Unfortunately here we also find the bad legacy of Stalinism. Here the fascism theory of Georgi Dimitroff comes in. Dimitroff was at the head of the stalinised Komintern and defined Fascism as the most extreme form of bourgeois class rule, a “open terrorist dictatorship of the most reactionary, chauvinistic, most imperialist elements of finance capital” . This idea had a strong influence on the view of fascism even in the post-war years and led to many false conceptions.
There are a number of blatant flaws in that one sentence alone: Fascism saw itself as a nationalist revolutionary movement, and cannot be called reactionary in the sense that Monarchists or traditional conservatives were in the 20’s, fascism saw itself also as anti-imperialist, challenging the world powers Britain and the US, and it was even less true that fascism was a dictatorship of finance capital, in fact the Nazis expounded a false kind of anti-capiitalism that is at the core of their ideology, opposing (supposedly good/German) “productive” capital versus “bad” (Jewish) “speculative” capital. The key element of anti-Semitism doesn’t even enter the Stalinist definition of fascism or national socialism.

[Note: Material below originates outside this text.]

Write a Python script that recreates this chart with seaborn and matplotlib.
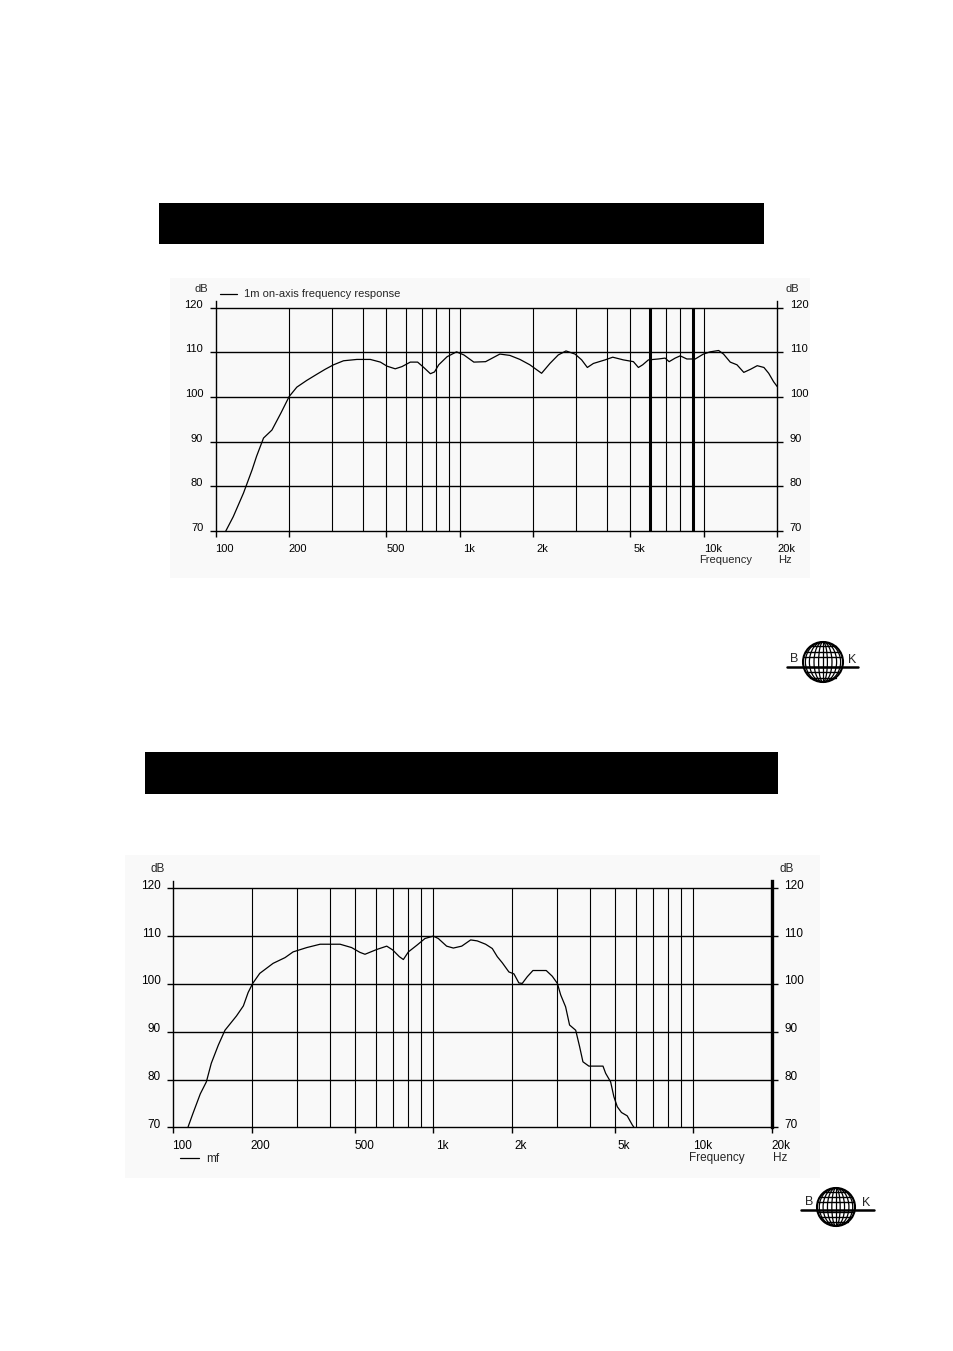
import numpy as np
import pandas as pd
import matplotlib
matplotlib.use("Agg")
import matplotlib.pyplot as plt
from matplotlib.patches import Rectangle, Ellipse
from matplotlib.transforms import ScaledTranslation
import seaborn as sns

# --- data ---
freq_on_axis = [110, 118, 130, 141, 147, 157, 170, 185, 200, 215, 236, 260, 281, 304, 334,
                379, 430, 473, 503, 544, 580, 627, 672, 712, 758, 788, 820, 887, 970, 1040,
                1142, 1276, 1460, 1604, 1764, 1937, 2164, 2341, 2532, 2724, 2967, 3158, 3332,
                3528, 3940, 4234, 4680, 5146, 5394, 5618, 5928, 6514, 6940, 7208, 7632, 8000,
                8520, 9220, 9960, 10620, 11500, 12040, 12830, 13670, 14580, 15540, 16550,
                17630, 18440, 19320, 20000]
db_on_axis = [70.0, 73.2, 78.5, 83.7, 86.7, 90.8, 92.6, 96.4, 100.1, 102.2, 103.7, 105.1,
              106.2, 107.2, 108.1, 108.4, 108.4, 107.8, 106.9, 106.3, 106.8, 107.8, 107.8,
              106.6, 105.2, 105.6, 107.2, 109.0, 110.1, 109.4, 107.8, 107.9, 109.6, 109.3,
              108.4, 107.2, 105.3, 107.5, 109.4, 110.3, 109.6, 108.3, 106.6, 107.5, 108.3,
              108.9, 108.3, 107.9, 106.6, 107.2, 108.3, 108.5, 108.7, 107.9, 108.7, 109.2,
              108.5, 108.5, 109.6, 110.1, 110.4, 109.6, 107.8, 107.2, 105.5, 106.2, 107.0,
              106.6, 105.3, 103.4, 102.3]

freq_mf = [114, 119, 127, 134, 140, 149, 158, 175, 186, 194, 202, 215, 242, 269, 289, 326,
           367, 438, 485, 522, 546, 606, 662, 698, 740, 767, 802, 865, 929, 1000, 1045, 1125,
           1194, 1286, 1392, 1475, 1589, 1686, 1762, 1843, 1953, 2042, 2133, 2198, 2298,
           2416, 2718, 2868, 3000, 3089, 3227, 3342, 3529, 3652, 3762, 3966, 4493, 4600,
           4808, 4948, 5100, 5292, 5568, 5824, 5910]
db_mf = [70.1, 72.9, 77.0, 79.5, 83.4, 87.2, 90.3, 93.3, 95.4, 98.2, 100.1, 102.2, 104.3,
         105.5, 106.7, 107.6, 108.3, 108.3, 107.6, 106.6, 106.2, 107.2, 107.9, 107.1, 105.7,
         105.1, 106.7, 108.1, 109.5, 110.0, 109.5, 107.9, 107.5, 107.9, 109.2, 109.0, 108.3,
         107.4, 105.7, 104.4, 102.5, 102.1, 100.2, 100.1, 101.5, 102.8, 102.8, 101.6, 100.1,
         97.7, 95.2, 91.4, 90.3, 86.9, 83.7, 82.8, 82.8, 81.3, 79.5, 76.4, 74.3, 73.1, 72.4,
         70.5, 70.0]

tick_freqs = [100, 200, 500, 1000, 2000, 5000, 10000, 20000]
tick_labels = ["100", "200", "500", "1k", "2k", "5k", "10k", "20k"]
db_ticks = [70, 80, 90, 100, 110, 120]
grid_freqs = [200, 300, 400, 500, 600, 700, 800, 900, 1000, 2000, 3000, 4000,
              5000, 6000, 7000, 8000, 9000, 10000]

W, H = 954, 1351
DPI = 100
FONT = "Liberation Sans"

sns.set_style("white")
plt.rcParams["font.family"] = [FONT, "DejaVu Sans"]

fig = plt.figure(figsize=(W / DPI, H / DPI), dpi=DPI)
fig.patch.set_facecolor("white")

# page decorations in pixel coordinates
page = fig.add_axes([0, 0, 1, 1], zorder=0)
page.set_xlim(0, W)
page.set_ylim(H, 0)
page.axis("off")

page.add_patch(Rectangle((170, 278), 640, 300, color="#f9f9f9", lw=0))
page.add_patch(Rectangle((125, 855), 695, 323, color="#f9f9f9", lw=0))
page.add_patch(Rectangle((159, 203), 605, 41, color="black", lw=0))
page.add_patch(Rectangle((145, 752), 633, 42, color="black", lw=0))


def draw_logo(cx, cy, r, x0, x1, by, bx, kx):
    page.add_patch(Ellipse((cx, cy), 2 * r, 2 * r, fill=False, lw=1.5, ec="black"))
    for k in [0.22, 0.45, 0.68, 0.88]:
        page.add_patch(Ellipse((cx, cy), 2 * r * k, 2 * r, fill=False, lw=0.9, ec="black"))
    page.plot([cx, cx], [cy - r, cy + r], color="black", lw=0.9)
    for f in [-0.78, -0.52, -0.26, 0.26, 0.52, 0.78]:
        half = r * np.sqrt(1 - f ** 2)
        page.plot([cx - half, cx + half], [cy + f * r, cy + f * r], color="black", lw=1.0)
    page.plot([x0, x1], [by, by], color="black", lw=1.8)
    page.text(bx, by - 2, "B", fontsize=9, ha="center", va="bottom")
    page.text(kx, by - 1, "K", fontsize=9, ha="center", va="bottom")


draw_logo(823, 662, 20, 787, 858, 667, 794, 852)
draw_logo(836, 1207, 19, 801, 874, 1210, 809, 866)


def make_chart(left, right, top, bottom, freqs, dbs, label, legend_top, fs, thick_grid,
               right_lw, tick_dx, foot_dy):
    px_per_db = (bottom - top) / 50.0
    ext = 7.0
    ax = fig.add_axes([left / W, 1 - bottom / H, (right - left) / W,
                       (bottom - top + ext) / H], zorder=1)
    ax.set_facecolor("none")
    ax.set_xscale("log")
    ax.set_xlim(100, 20000)
    ax.set_ylim(70, 120 + ext / px_per_db)

    lws = [2.2 if f in thick_grid else 0.8 for f in grid_freqs]
    ax.vlines(grid_freqs, 70, 120, colors="black", linewidths=lws, clip_on=False)
    ax.hlines(db_ticks, 100, 20000, colors="black", linewidths=1.0, clip_on=False)

    df = pd.DataFrame({"Frequency": freqs, "dB": dbs, "curve": label})
    sns.lineplot(data=df, x="Frequency", y="dB", hue="curve", palette=["black"],
                 linewidth=0.9, ax=ax, legend=True)

    for s in ["top", "bottom"]:
        ax.spines[s].set_visible(False)
    ax.spines["left"].set_color("black")
    ax.spines["left"].set_linewidth(1.0)
    ax.spines["right"].set_color("black")
    ax.spines["right"].set_linewidth(right_lw)

    ax.set_xticks(tick_freqs)
    ax.set_xticklabels(tick_labels)
    ax.xaxis.set_minor_locator(matplotlib.ticker.NullLocator())
    ax.set_yticks(db_ticks)
    ax.set_yticklabels([str(v) for v in db_ticks])
    ax.tick_params(axis="x", direction="out", length=4, width=1, pad=5, labelsize=fs,
                   bottom=True, colors="black")
    ax.tick_params(axis="y", direction="out", length=4, width=1, pad=5, labelsize=fs,
                   left=True, right=True, labelleft=True, labelright=True, colors="black")
    for t in ax.get_xticklabels():
        t.set_transform(t.get_transform() + ScaledTranslation(tick_dx / DPI, 0, fig.dpi_scale_trans))
    for t in ax.get_yticklabels():
        t.set_transform(t.get_transform() + ScaledTranslation(0, 4 / DPI, fig.dpi_scale_trans))
    ax.set_xlabel("")
    ax.set_ylabel("")

    # unit labels
    ax.text(-8 / (right - left), 120 + 19 / px_per_db, "dB", transform=ax.get_yaxis_transform(),
            ha="right", va="center", fontsize=fs)
    ax.text(1 + 8 / (right - left), 120 + 19 / px_per_db, "dB", transform=ax.get_yaxis_transform(),
            ha="left", va="center", fontsize=fs)
    ax.text(10000 * 0.96, 70 - foot_dy / px_per_db, "Frequency", ha="left", va="center", fontsize=fs)
    ax.text(20000 * 1.01, 70 - foot_dy / px_per_db, "Hz", ha="left", va="center", fontsize=fs)

    if legend_top:
        anchor = (0.005, 1.0)
        loc = "lower left"
    else:
        anchor = (0.01, -0.1)
        loc = "upper left"
    leg = ax.legend(loc=loc, bbox_to_anchor=anchor, frameon=False, fontsize=fs,
                    handlelength=1.6, handletextpad=0.6, borderaxespad=0, borderpad=0.1)
    for ln in leg.get_lines():
        ln.set_linewidth(0.9)
    return ax


make_chart(215.7, 777.3, 307.6, 531, freq_on_axis, db_on_axis, "1m on-axis frequency response",
           True, 8, [6000, 9000], 1.0, 9, 29)
make_chart(173.3, 771.6, 888.3, 1127.3, freq_mf, db_mf, "mf", False, 8.5, [], 2.4, 9, 31)

fig.savefig("out.png", dpi=DPI, facecolor="white")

Fascism cannot be understood properly if it is seen purely as a manipulation by the ruling class, and not also as a anti-capitalist mass movement that wants to abolish the classes in a nationalist and racialist framework of the Volksgemeinschaft.
The state of emergency or the rule by decree – as it was practised from 1930 in Germany was not fascist rule yet, as the KPD failed to understand and as a consequence failed to prepare for the actual national socialist takeover.
Equally the state of emergency in 1977 was not fascism yet – although the mobs that demonstrated for the re-introduction of the death penalty for the “terrorists” showed that some potential for such a mobilisation was there, a potential that is indeed latent in bourgeois democracy.
Dictatorships and mixed forms of dictatorship and democracy are not necessarily fascist and I think it’s important to be precise in analysis in order to find the right ways of fighting them.
To return to the guerrilla:
I don’t know if RAF co-founder Horst Mahler ever thought he would take power in any way – and maybe end up in a world government alongside Pol Pot and Yasser Arafat, but I guess it’s unlikely.
With most traditional guerrilla movements this is different: From Mao and Tito, to Castro, the IRA or Prachanda the objective was to take power through military means.
The high level of discipline, specialisation and hierarchy in the army makes it unlikely if not impossible to have an outcome that leads to universal emancipation and free association.
The goal of communism is to abolish reification into separate realms such as work and play, the aesthetic and the political. Or as Marx put it, the human in free association should be able to be a hunter in the morning, a fisher in the afternoon and a critical critic in the evening. The man who already said he was not a Marxist would I’m pretty sure have recognized “Marxism-Leninism” as a major anti-communist force of the 20th century.
(Text of the talk at Bogotrax festival in Berlin, held on Sept. 12 at the Samacafe as part of an evening of documentaries and talks concerned with the situation in Colombia. Reproduced here without alterations. Note that most quotes are (re-)translated from German by the author.)